Enforcement Context and SEC Action Patterns
Rule 139 enforcement typically arises in circumstances where a participating broker-dealer's research report, purportedly satisfying the industry research pathway of Rule 139(a)(2), in fact gives the offering issuer materially greater prominence or more favourable treatment than the comparable issuers nominally included in the same report — a pattern that would defeat the rule's core premise that genuine industry-wide coverage, rather than issuer-specific promotion disguised as broader coverage, justifies the safe harbour's availability.
Similarly, enforcement scrutiny has addressed circumstances where a broker-dealer's claimed regular publication practice under Rule 139(a)(2)(v) was in fact initiated or substantially modified in connection with the specific offering, undermining the regular course of business characterisation that the rule's industry research pathway requires.
The Division of Corporation Finance and FINRA's research analyst oversight functions have addressed Rule 139 compliance questions in the context of underwritten offerings by both seasoned and less seasoned issuers, with particular attention to whether issuer-specific eligibility claims under Rule 139(a)(1) are properly substantiated and whether industry research claims under Rule 139(a)(2) reflect genuine pre-existing coverage practices rather than offering-specific research activity dressed in industry research form.
Examination Relevance and Key Takeaways
Rule 139 is examined at the Series 7 and Series 65 levels as the safe harbour addressing the most direct gun-jumping scenario among the research report rules — research about the very securities a broker-dealer is distributing. Candidates should understand the rule's two alternative qualifying pathways: the issuer-specific pathway, conditioned on Form S-3 or Form F-3 registrant eligibility, minimum public float or qualifying non-convertible securities status, or well-known seasoned issuer status under Rule 405; and the industry research pathway, conditioned on the research report's inclusion within a broad, regularly published, non-discriminatory coverage list that does not give the offering issuer disproportionate prominence.
The rule's extension to Rule 144A and Regulation S offerings under Rule 139(b) and (c) is a relevant examination concept at the Series 65 level, illustrating how the gun-jumping research report safe harbours operate consistently across registered, private placement, and offshore offering contexts.

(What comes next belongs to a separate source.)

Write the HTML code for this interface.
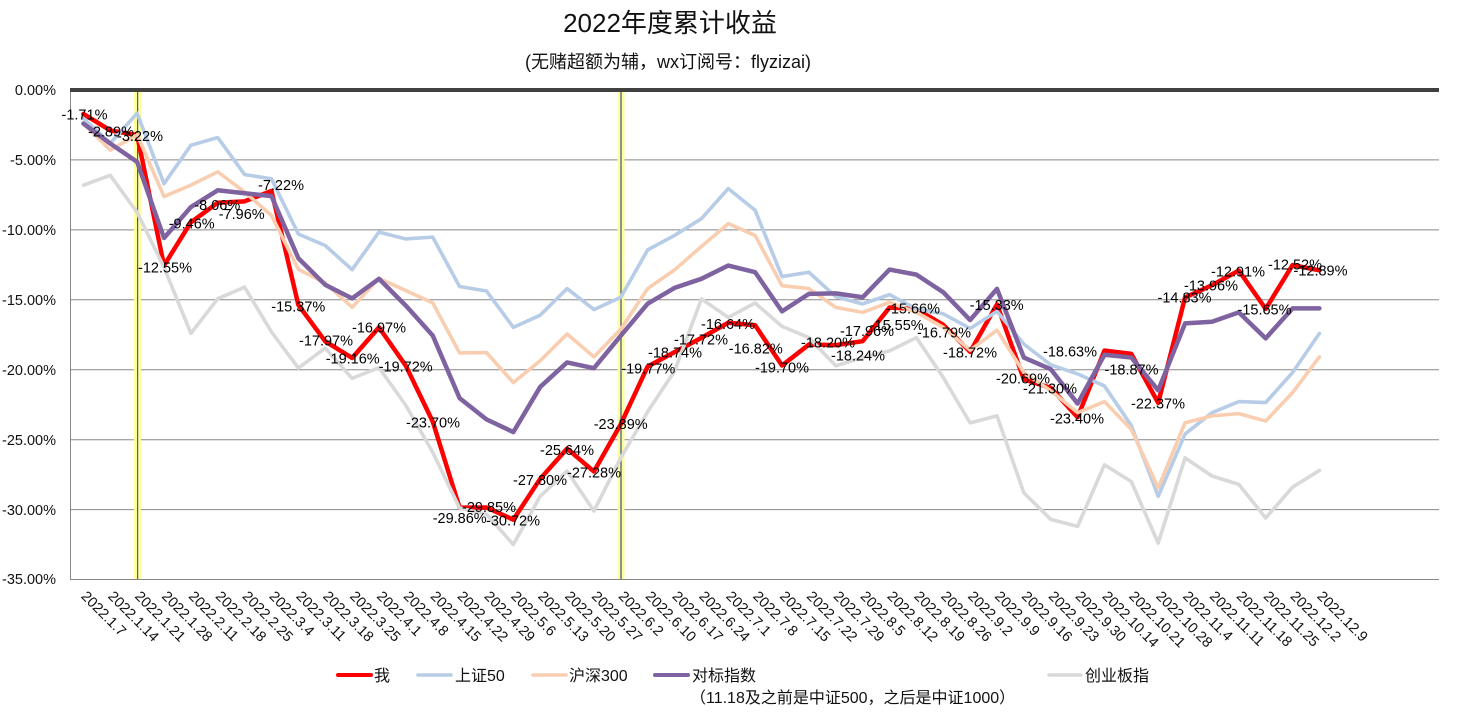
<!DOCTYPE html>
<html><head><meta charset="utf-8"><style>
html,body{margin:0;padding:0;background:#fff;}
svg{display:block;}
.t{font-family:"Liberation Sans","Noto Sans CJK SC",sans-serif;}
</style></head><body>
<svg width="1473" height="713" viewBox="0 0 1473 713" xmlns="http://www.w3.org/2000/svg" class="t" font-family="'Liberation Sans','Noto Sans CJK SC',sans-serif">
<rect width="1473" height="713" fill="#fff"/>
<!-- title -->
<text x="670" y="32" font-size="26" text-anchor="middle" fill="#111">2022年度累计收益</text>
<text x="668" y="68" font-size="18" text-anchor="middle" fill="#111">(无赌超额为辅，wx订阅号：flyzizai)</text>

<!-- gridlines -->
<g stroke="#888" stroke-width="1">
<line x1="70" y1="159.9" x2="1439" y2="159.9"/>
<line x1="70" y1="229.9" x2="1439" y2="229.9"/>
<line x1="70" y1="299.8" x2="1439" y2="299.8"/>
<line x1="70" y1="369.7" x2="1439" y2="369.7"/>
<line x1="70" y1="439.7" x2="1439" y2="439.7"/>
<line x1="70" y1="509.6" x2="1439" y2="509.6"/>
<line x1="70" y1="579.5" x2="1439" y2="579.5"/>
<line x1="70.5" y1="90" x2="70.5" y2="579.5"/>
</g>
<line x1="70" y1="90" x2="1439" y2="90" stroke="#404040" stroke-width="4"/>

<!-- yellow markers -->
<rect x="134" y="92" width="7" height="487" fill="#FFFF9E"/>
<rect x="617.5" y="92" width="7" height="487" fill="#FFFF9E"/>
<line x1="137.6" y1="92" x2="137.6" y2="579" stroke="#3B5BA8" stroke-width="1.2"/>
<line x1="621" y1="92" x2="621" y2="579" stroke="#3B4F80" stroke-width="1.2"/>

<!-- y axis labels -->
<g font-size="14.5" text-anchor="end" fill="#111">
<text x="56" y="95">0.00%</text>
<text x="56" y="165">-5.00%</text>
<text x="56" y="235">-10.00%</text>
<text x="56" y="305">-15.00%</text>
<text x="56" y="375">-20.00%</text>
<text x="56" y="445">-25.00%</text>
<text x="56" y="515">-30.00%</text>
<text x="56" y="584">-35.00%</text>
</g>

<!-- series -->
<g transform="translate(83.4,90) scale(26.87,13.986)" fill="none" stroke-linejoin="round" stroke-linecap="round">
<polyline vector-effect="non-scaling-stroke" stroke="#FF0000" stroke-width="4.5" points="0,1.71 1,2.89 2,3.22 3,12.55 4,9.46 5,8.06 6,7.96 7,7.22 8,15.37 9,17.97 10,19.16 11,16.97 12,19.72 13,23.70 14,29.86 15,29.85 16,30.72 17,27.80 18,25.64 19,27.28 20,23.89 21,19.77 22,18.74 23,17.72 24,16.64 25,16.82 26,19.70 27,18.20 28,18.24 29,17.96 30,15.55 31,15.66 32,16.79 33,18.72 34,15.33 35,20.69 36,21.30 37,23.40 38,18.63 39,18.87 40,22.37 41,14.83 42,13.96 43,12.91 44,15.65 45,12.52 46,12.89"/>
<polyline vector-effect="non-scaling-stroke" stroke="#B7CCE6" stroke-width="3.6" points="0,2.03 1,3.8 2,1.66 3,6.7 4,3.95 5,3.4 6,6.05 7,6.35 8,10.3 9,11.12 10,12.85 11,10.16 12,10.65 13,10.52 14,14.05 15,14.37 16,16.97 17,16.1 18,14.2 19,15.7 20,14.82 21,11.43 22,10.4 23,9.2 24,7.05 25,8.6 26,13.34 27,13.03 28,14.78 29,15.3 30,14.63 31,15.66 32,16.0 33,17.05 34,15.83 35,18.17 36,19.65 37,20.3 38,21.16 39,24.0 40,29.05 41,24.6 42,23.07 43,22.28 44,22.35 45,20.2 46,17.4"/>
<polyline vector-effect="non-scaling-stroke" stroke="#F9CEB0" stroke-width="3.6" points="0,2.4 1,4.3 2,3.2 3,7.62 4,6.8 5,5.85 6,7.3 7,8.97 8,12.82 9,13.8 10,15.54 11,13.47 12,14.34 13,15.22 14,18.8 15,18.77 16,20.92 17,19.36 18,17.45 19,19.08 20,17.1 21,14.2 22,12.86 23,11.19 24,9.56 25,10.4 26,13.99 27,14.2 28,15.54 29,15.9 30,15.18 31,15.9 32,16.97 33,18.6 34,17.17 35,20.2 36,21.5 37,23.07 38,22.28 39,24.27 40,28.45 41,23.79 42,23.3 43,23.14 44,23.67 45,21.64 46,19.08"/>
<polyline vector-effect="non-scaling-stroke" stroke="#7F63A1" stroke-width="4.5" points="0,2.4 1,3.83 2,5.14 3,10.58 4,8.37 5,7.17 6,7.38 7,7.59 8,12.03 9,13.93 10,14.9 11,13.5 12,15.42 13,17.55 14,22.03 15,23.55 16,24.46 17,21.23 18,19.48 19,19.89 20,17.57 21,15.28 22,14.15 23,13.5 24,12.55 25,13.03 26,15.83 27,14.58 28,14.54 29,14.82 30,12.84 31,13.2 32,14.46 33,16.45 34,14.22 35,19.13 36,19.96 37,22.42 38,18.93 39,19.13 40,21.47 41,16.69 42,16.57 43,15.9 44,17.76 45,15.61 46,15.61"/>
<polyline vector-effect="non-scaling-stroke" stroke="#D9D9D9" stroke-width="3.6" points="0,6.81 1,6.1 2,8.75 3,12.68 4,17.4 5,14.92 6,14.1 7,17.3 8,19.88 9,18.45 10,20.62 11,19.85 12,22.55 13,25.9 14,29.89 15,30.33 16,32.5 17,29.05 18,27.25 19,30.1 20,26.3 21,23.0 22,20.1 23,14.94 24,16.26 25,15.23 26,16.9 27,17.7 28,19.72 29,19.13 30,18.65 31,17.7 32,20.56 33,23.8 34,23.3 35,28.8 36,30.7 37,31.2 38,26.8 39,28.0 40,32.4 41,26.3 42,27.6 43,28.2 44,30.6 45,28.4 46,27.2"/>
</g>

<!-- data labels -->
<g font-size="14.5" text-anchor="middle" fill="#000">
<text x="84.5" y="119.3">-1.71%</text>
<text x="111" y="136.7">-2.89%</text>
<text x="140" y="141">-3.22%</text>
<text x="165" y="272.3">-12.55%</text>
<text x="191.7" y="228.3">-9.46%</text>
<text x="217.3" y="210">-8.06%</text>
<text x="241.7" y="219">-7.96%</text>
<text x="281" y="190">-7.22%</text>
<text x="298.3" y="311.7">-15.37%</text>
<text x="326" y="345.7">-17.97%</text>
<text x="352.7" y="363.3">-19.16%</text>
<text x="379" y="332.7">-16.97%</text>
<text x="405.7" y="371.7">-19.72%</text>
<text x="433" y="427.3">-23.70%</text>
<text x="459.7" y="523">-29.86%</text>
<text x="489" y="512">-29.85%</text>
<text x="513" y="525.7">-30.72%</text>
<text x="540" y="485">-27.80%</text>
<text x="567" y="455">-25.64%</text>
<text x="594" y="477.7">-27.28%</text>
<text x="620.7" y="429">-23.89%</text>
<text x="648.3" y="373.7">-19.77%</text>
<text x="675" y="357.7">-18.74%</text>
<text x="701" y="344.3">-17.72%</text>
<text x="728" y="329">-16.64%</text>
<text x="755.8" y="353.3">-16.82%</text>
<text x="782" y="372.3">-19.70%</text>
<text x="828" y="347.3">-18.20%</text>
<text x="858" y="360.3">-18.24%</text>
<text x="867" y="336">-17.96%</text>
<text x="896.7" y="330">-15.55%</text>
<text x="913" y="313.3">-15.66%</text>
<text x="944" y="337.7">-16.79%</text>
<text x="970" y="357.7">-18.72%</text>
<text x="996.7" y="310">-15.33%</text>
<text x="1023" y="383.3">-20.69%</text>
<text x="1050" y="393.3">-21.30%</text>
<text x="1077" y="423.3">-23.40%</text>
<text x="1070" y="356.7">-18.63%</text>
<text x="1131.5" y="374.3">-18.87%</text>
<text x="1158" y="408.3">-22.37%</text>
<text x="1184.5" y="302.3">-14.83%</text>
<text x="1211" y="290.7">-13.96%</text>
<text x="1238" y="276.7">-12.91%</text>
<text x="1264.5" y="314.3">-15.65%</text>
<text x="1295" y="269.3">-12.52%</text>
<text x="1320.5" y="275.7">-12.89%</text>
</g>

<!-- x axis labels -->
<g font-size="14.5" fill="#111">
<text transform="translate(80.4,597) rotate(45)">2022.1.7</text>
<text transform="translate(107.3,597) rotate(45)">2022.1.14</text>
<text transform="translate(134.1,597) rotate(45)">2022.1.21</text>
<text transform="translate(161.0,597) rotate(45)">2022.1.28</text>
<text transform="translate(187.9,597) rotate(45)">2022.2.11</text>
<text transform="translate(214.8,597) rotate(45)">2022.2.18</text>
<text transform="translate(241.6,597) rotate(45)">2022.2.25</text>
<text transform="translate(268.5,597) rotate(45)">2022.3.4</text>
<text transform="translate(295.4,597) rotate(45)">2022.3.11</text>
<text transform="translate(322.2,597) rotate(45)">2022.3.18</text>
<text transform="translate(349.1,597) rotate(45)">2022.3.25</text>
<text transform="translate(376.0,597) rotate(45)">2022.4.1</text>
<text transform="translate(402.8,597) rotate(45)">2022.4.8</text>
<text transform="translate(429.7,597) rotate(45)">2022.4.15</text>
<text transform="translate(456.6,597) rotate(45)">2022.4.22</text>
<text transform="translate(483.5,597) rotate(45)">2022.4.29</text>
<text transform="translate(510.3,597) rotate(45)">2022.5.6</text>
<text transform="translate(537.2,597) rotate(45)">2022.5.13</text>
<text transform="translate(564.1,597) rotate(45)">2022.5.20</text>
<text transform="translate(590.9,597) rotate(45)">2022.5.27</text>
<text transform="translate(617.8,597) rotate(45)">2022.6.2</text>
<text transform="translate(644.7,597) rotate(45)">2022.6.10</text>
<text transform="translate(671.5,597) rotate(45)">2022.6.17</text>
<text transform="translate(698.4,597) rotate(45)">2022.6.24</text>
<text transform="translate(725.3,597) rotate(45)">2022.7.1</text>
<text transform="translate(752.2,597) rotate(45)">2022.7.8</text>
<text transform="translate(779.0,597) rotate(45)">2022.7.15</text>
<text transform="translate(805.9,597) rotate(45)">2022.7.22</text>
<text transform="translate(832.8,597) rotate(45)">2022.7.29</text>
<text transform="translate(859.6,597) rotate(45)">2022.8.5</text>
<text transform="translate(886.5,597) rotate(45)">2022.8.12</text>
<text transform="translate(913.4,597) rotate(45)">2022.8.19</text>
<text transform="translate(940.2,597) rotate(45)">2022.8.26</text>
<text transform="translate(967.1,597) rotate(45)">2022.9.2</text>
<text transform="translate(994.0,597) rotate(45)">2022.9.9</text>
<text transform="translate(1020.9,597) rotate(45)">2022.9.16</text>
<text transform="translate(1047.7,597) rotate(45)">2022.9.23</text>
<text transform="translate(1074.6,597) rotate(45)">2022.9.30</text>
<text transform="translate(1101.5,597) rotate(45)">2022.10.14</text>
<text transform="translate(1128.3,597) rotate(45)">2022.10.21</text>
<text transform="translate(1155.2,597) rotate(45)">2022.10.28</text>
<text transform="translate(1182.1,597) rotate(45)">2022.11.4</text>
<text transform="translate(1208.9,597) rotate(45)">2022.11.11</text>
<text transform="translate(1235.8,597) rotate(45)">2022.11.18</text>
<text transform="translate(1262.7,597) rotate(45)">2022.11.25</text>
<text transform="translate(1289.6,597) rotate(45)">2022.12.2</text>
<text transform="translate(1316.4,597) rotate(45)">2022.12.9</text>
</g>

<!-- legend -->
<g stroke-linecap="round">
<line x1="338" y1="675" x2="371" y2="675" stroke="#FF0000" stroke-width="4"/>
<line x1="418" y1="675" x2="451" y2="675" stroke="#B7CCE6" stroke-width="3.6"/>
<line x1="533" y1="675" x2="566" y2="675" stroke="#F9CEB0" stroke-width="3.6"/>
<line x1="655" y1="675" x2="688" y2="675" stroke="#7F63A1" stroke-width="4"/>
<line x1="1049" y1="675" x2="1081" y2="675" stroke="#D9D9D9" stroke-width="3.6"/>
</g>
<g font-size="16" fill="#111">
<text x="374" y="681">我</text>
<text x="455" y="681">上证50</text>
<text x="569" y="681">沪深300</text>
<text x="692" y="681">对标指数</text>
<text x="1085" y="681">创业板指</text>
<text x="690" y="703">（11.18及之前是中证500，之后是中证1000）</text>
</g>
</svg>
</body></html>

The key points to retain are these. Rule 139 excludes a participating broker-dealer's research report about the securities it is distributing from the offer and prospectus definitions of Sections 2(a)(10) and 5(c), provided either the issuer satisfies Form S-3 or Form F-3 registrant eligibility — including minimum public float, qualifying non-convertible securities status, or well-known seasoned issuer status — or the research report is part of a broad, regular, non-discriminatory industry research practice that does not give the issuer materially greater prominence than other covered issuers.
The safe harbour extends to research connected with Rule 144A private offerings and Regulation S offshore offerings, confirming that qualifying research reports do not constitute general solicitation, general advertising, or directed selling efforts in those contexts. Rule 139 completes the integrated trio of research report safe harbours alongside Rule 137 and Rule 138, addressing the scenario presenting the greatest theoretical gun-jumping risk through the most calibrated set of qualifying conditions. Rule 139 was last amended December 13, 2018 and no further amendments are pending through June 2026.